= EXERCISE OBJECTIVE =
Output the full listing below exactly as it reads, and skip anything that is a picture.

--- start DATASET EXTRACT ---

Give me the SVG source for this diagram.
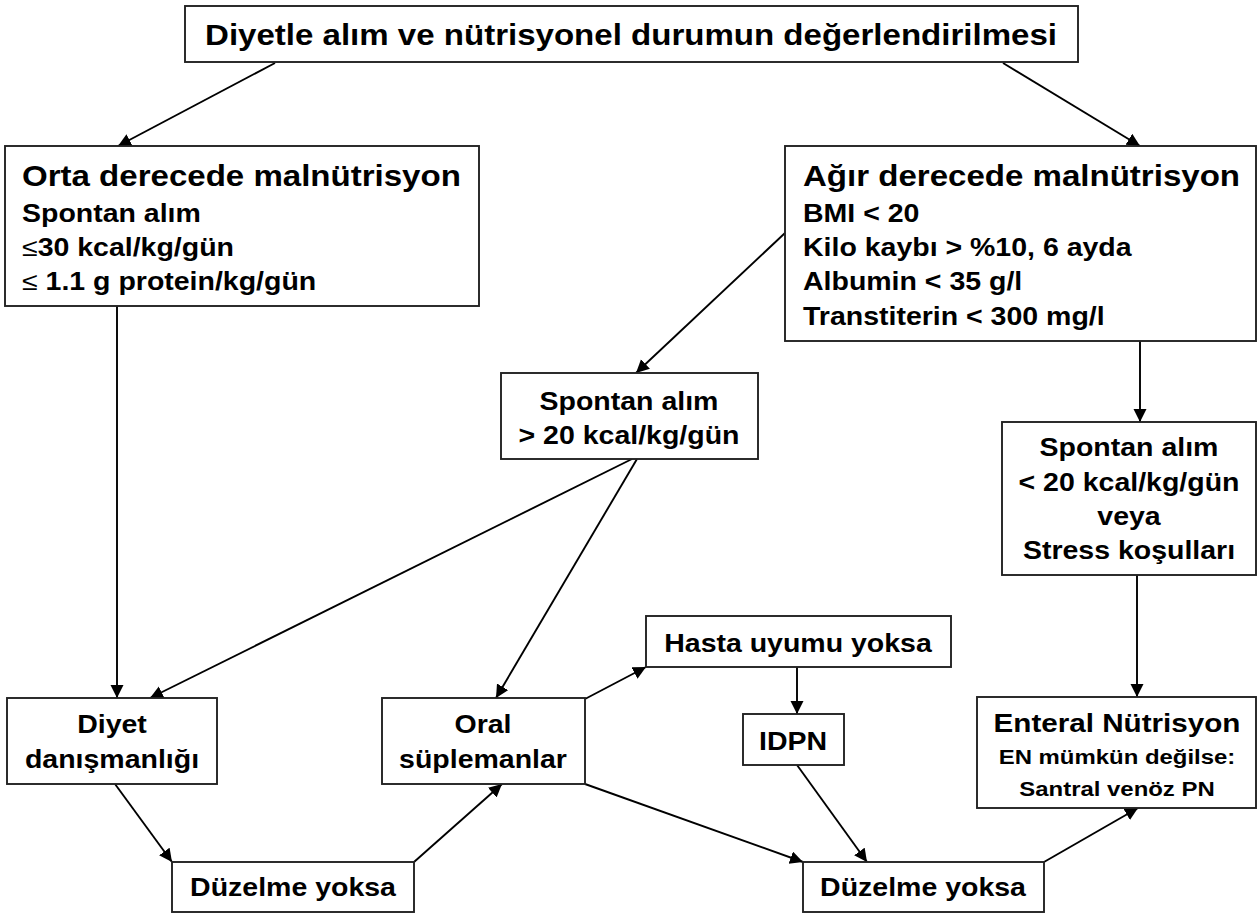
<svg xmlns="http://www.w3.org/2000/svg" width="1258" height="914" viewBox="0 0 1258 914">
<defs>
<style>
rect.box{fill:#fff;stroke:#222;stroke-width:1.9}
text{font-family:"Liberation Sans",Arial,sans-serif;font-weight:bold;fill:#000}
.t{font-size:29px}
.b{font-size:25px}
.s{font-size:21px}
.m{text-anchor:middle}
.sym{font-weight:normal}
#connectors line{stroke:#000;stroke-width:1.9;marker-end:url(#ah)}
</style>
<marker id="ah" markerUnits="userSpaceOnUse" markerWidth="16" markerHeight="14" refX="13" refY="6.5" orient="auto">
<path d="M0,0 L13,6.5 L0,13 Z" fill="#000"/>
</marker>
</defs>
<rect width="1258" height="914" fill="#fff"/>
<g id="connectors">
<line x1="275" y1="63" x2="118" y2="146"/>
<line x1="1003" y1="63" x2="1140" y2="146"/>
<line x1="117" y1="306" x2="117" y2="698"/>
<line x1="785" y1="233" x2="636" y2="373"/>
<line x1="1140" y1="341" x2="1140" y2="422"/>
<line x1="632" y1="459" x2="150" y2="698"/>
<line x1="637" y1="459" x2="496" y2="698"/>
<line x1="1137" y1="575" x2="1137" y2="697"/>
<line x1="115" y1="784" x2="172" y2="862"/>
<line x1="414" y1="862" x2="502" y2="784"/>
<line x1="585" y1="699" x2="646" y2="667"/>
<line x1="797" y1="667" x2="797" y2="714"/>
<line x1="797" y1="765" x2="867" y2="862"/>
<line x1="585" y1="784" x2="803" y2="862"/>
<line x1="1044" y1="862" x2="1138" y2="808"/>
</g>
<g id="n-top">
<rect class="box" x="185" y="6" width="893" height="56"/>
<text class="t m" transform="translate(631,45) scale(1.14,1)">Diyetle alım ve nütrisyonel durumun değerlendirilmesi</text>
</g>
<g id="n-orta">
<rect class="box" x="5" y="146" width="474" height="160"/>
<text class="t" transform="translate(22,186) scale(1.14,1)">Orta derecede malnütrisyon</text>
<text class="b" transform="translate(22,222) scale(1.14,1)">Spontan alım</text>
<text class="b" transform="translate(22,256) scale(1.14,1)"><tspan class="sym">≤</tspan>30 kcal/kg/gün</text>
<text class="b" transform="translate(22,290) scale(1.14,1)"><tspan class="sym">≤</tspan> 1.1 g protein/kg/gün</text>
</g>
<g id="n-agir">
<rect class="box" x="785" y="146" width="471" height="195"/>
<text class="t" transform="translate(803,186) scale(1.14,1)">Ağır derecede malnütrisyon</text>
<text class="b" transform="translate(803,222) scale(1.14,1)">BMI &lt; 20</text>
<text class="b" transform="translate(803,256) scale(1.14,1)">Kilo kaybı &gt; %10, 6 ayda</text>
<text class="b" transform="translate(803,290) scale(1.14,1)">Albumin &lt; 35 g/l</text>
<text class="b" transform="translate(803,325) scale(1.14,1)">Transtiterin &lt; 300 mg/l</text>
</g>
<g id="n-sp20">
<rect class="box" x="501" y="373" width="257" height="86"/>
<text class="b m" transform="translate(629,410) scale(1.14,1)">Spontan alım</text>
<text class="b m" transform="translate(629,444) scale(1.14,1)">&gt; 20 kcal/kg/gün</text>
</g>
<g id="n-spl20">
<rect class="box" x="1002" y="422" width="254" height="153"/>
<text class="b m" transform="translate(1129,456) scale(1.14,1)">Spontan alım</text>
<text class="b m" transform="translate(1129,491) scale(1.14,1)">&lt; 20 kcal/kg/gün</text>
<text class="b m" transform="translate(1129,525) scale(1.14,1)">veya</text>
<text class="b m" transform="translate(1129,559) scale(1.14,1)">Stress koşulları</text>
</g>
<g id="n-diyet">
<rect class="box" x="7" y="698" width="210" height="86"/>
<text class="b m" transform="translate(112,733) scale(1.14,1)">Diyet</text>
<text class="b m" transform="translate(112,768) scale(1.14,1)">danışmanlığı</text>
</g>
<g id="n-oral">
<rect class="box" x="382" y="698" width="203" height="86"/>
<text class="b m" transform="translate(483,733) scale(1.14,1)">Oral</text>
<text class="b m" transform="translate(483,768) scale(1.14,1)">süplemanlar</text>
</g>
<g id="n-hasta">
<rect class="box" x="646" y="616" width="305" height="51"/>
<text class="b m" transform="translate(798,652) scale(1.14,1)">Hasta uyumu yoksa</text>
</g>
<g id="n-idpn">
<rect class="box" x="743" y="714" width="101" height="51"/>
<text class="b m" transform="translate(793,750) scale(1.14,1)">IDPN</text>
</g>
<g id="n-enteral">
<rect class="box" x="977" y="697" width="279" height="111"/>
<text class="b m" transform="translate(1117,732) scale(1.14,1)" style="font-size:26px">Enteral Nütrisyon</text>
<text class="s m" transform="translate(1117,764) scale(1.14,1)">EN mümkün değilse:</text>
<text class="s m" transform="translate(1117,796) scale(1.14,1)">Santral venöz PN</text>
</g>
<g id="n-duz1">
<rect class="box" x="172" y="862" width="242" height="50"/>
<text class="b m" transform="translate(293,896) scale(1.14,1)">Düzelme yoksa</text>
</g>
<g id="n-duz2">
<rect class="box" x="803" y="862" width="241" height="50"/>
<text class="b m" transform="translate(923,896) scale(1.14,1)">Düzelme yoksa</text>
</g>
</svg>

--- end DATASET EXTRACT ---

= THE COMPLETED TASK =
Give me the SVG source for this diagram.
<svg xmlns="http://www.w3.org/2000/svg" width="1258" height="914" viewBox="0 0 1258 914">
<defs>
<style>
rect.box{fill:#fff;stroke:#222;stroke-width:1.9}
text{font-family:"Liberation Sans",Arial,sans-serif;font-weight:bold;fill:#000}
.t{font-size:29px}
.b{font-size:25px}
.s{font-size:21px}
.m{text-anchor:middle}
.sym{font-weight:normal}
#connectors line{stroke:#000;stroke-width:1.9;marker-end:url(#ah)}
</style>
<marker id="ah" markerUnits="userSpaceOnUse" markerWidth="16" markerHeight="14" refX="13" refY="6.5" orient="auto">
<path d="M0,0 L13,6.5 L0,13 Z" fill="#000"/>
</marker>
</defs>
<rect width="1258" height="914" fill="#fff"/>
<g id="connectors">
<line x1="275" y1="63" x2="118" y2="146"/>
<line x1="1003" y1="63" x2="1140" y2="146"/>
<line x1="117" y1="306" x2="117" y2="698"/>
<line x1="785" y1="233" x2="636" y2="373"/>
<line x1="1140" y1="341" x2="1140" y2="422"/>
<line x1="632" y1="459" x2="150" y2="698"/>
<line x1="637" y1="459" x2="496" y2="698"/>
<line x1="1137" y1="575" x2="1137" y2="697"/>
<line x1="115" y1="784" x2="172" y2="862"/>
<line x1="414" y1="862" x2="502" y2="784"/>
<line x1="585" y1="699" x2="646" y2="667"/>
<line x1="797" y1="667" x2="797" y2="714"/>
<line x1="797" y1="765" x2="867" y2="862"/>
<line x1="585" y1="784" x2="803" y2="862"/>
<line x1="1044" y1="862" x2="1138" y2="808"/>
</g>
<g id="n-top">
<rect class="box" x="185" y="6" width="893" height="56"/>
<text class="t m" transform="translate(631,45) scale(1.14,1)">Diyetle alım ve nütrisyonel durumun değerlendirilmesi</text>
</g>
<g id="n-orta">
<rect class="box" x="5" y="146" width="474" height="160"/>
<text class="t" transform="translate(22,186) scale(1.14,1)">Orta derecede malnütrisyon</text>
<text class="b" transform="translate(22,222) scale(1.14,1)">Spontan alım</text>
<text class="b" transform="translate(22,256) scale(1.14,1)"><tspan class="sym">≤</tspan>30 kcal/kg/gün</text>
<text class="b" transform="translate(22,290) scale(1.14,1)"><tspan class="sym">≤</tspan> 1.1 g protein/kg/gün</text>
</g>
<g id="n-agir">
<rect class="box" x="785" y="146" width="471" height="195"/>
<text class="t" transform="translate(803,186) scale(1.14,1)">Ağır derecede malnütrisyon</text>
<text class="b" transform="translate(803,222) scale(1.14,1)">BMI &lt; 20</text>
<text class="b" transform="translate(803,256) scale(1.14,1)">Kilo kaybı &gt; %10, 6 ayda</text>
<text class="b" transform="translate(803,290) scale(1.14,1)">Albumin &lt; 35 g/l</text>
<text class="b" transform="translate(803,325) scale(1.14,1)">Transtiterin &lt; 300 mg/l</text>
</g>
<g id="n-sp20">
<rect class="box" x="501" y="373" width="257" height="86"/>
<text class="b m" transform="translate(629,410) scale(1.14,1)">Spontan alım</text>
<text class="b m" transform="translate(629,444) scale(1.14,1)">&gt; 20 kcal/kg/gün</text>
</g>
<g id="n-spl20">
<rect class="box" x="1002" y="422" width="254" height="153"/>
<text class="b m" transform="translate(1129,456) scale(1.14,1)">Spontan alım</text>
<text class="b m" transform="translate(1129,491) scale(1.14,1)">&lt; 20 kcal/kg/gün</text>
<text class="b m" transform="translate(1129,525) scale(1.14,1)">veya</text>
<text class="b m" transform="translate(1129,559) scale(1.14,1)">Stress koşulları</text>
</g>
<g id="n-diyet">
<rect class="box" x="7" y="698" width="210" height="86"/>
<text class="b m" transform="translate(112,733) scale(1.14,1)">Diyet</text>
<text class="b m" transform="translate(112,768) scale(1.14,1)">danışmanlığı</text>
</g>
<g id="n-oral">
<rect class="box" x="382" y="698" width="203" height="86"/>
<text class="b m" transform="translate(483,733) scale(1.14,1)">Oral</text>
<text class="b m" transform="translate(483,768) scale(1.14,1)">süplemanlar</text>
</g>
<g id="n-hasta">
<rect class="box" x="646" y="616" width="305" height="51"/>
<text class="b m" transform="translate(798,652) scale(1.14,1)">Hasta uyumu yoksa</text>
</g>
<g id="n-idpn">
<rect class="box" x="743" y="714" width="101" height="51"/>
<text class="b m" transform="translate(793,750) scale(1.14,1)">IDPN</text>
</g>
<g id="n-enteral">
<rect class="box" x="977" y="697" width="279" height="111"/>
<text class="b m" transform="translate(1117,732) scale(1.14,1)" style="font-size:26px">Enteral Nütrisyon</text>
<text class="s m" transform="translate(1117,764) scale(1.14,1)">EN mümkün değilse:</text>
<text class="s m" transform="translate(1117,796) scale(1.14,1)">Santral venöz PN</text>
</g>
<g id="n-duz1">
<rect class="box" x="172" y="862" width="242" height="50"/>
<text class="b m" transform="translate(293,896) scale(1.14,1)">Düzelme yoksa</text>
</g>
<g id="n-duz2">
<rect class="box" x="803" y="862" width="241" height="50"/>
<text class="b m" transform="translate(923,896) scale(1.14,1)">Düzelme yoksa</text>
</g>
</svg>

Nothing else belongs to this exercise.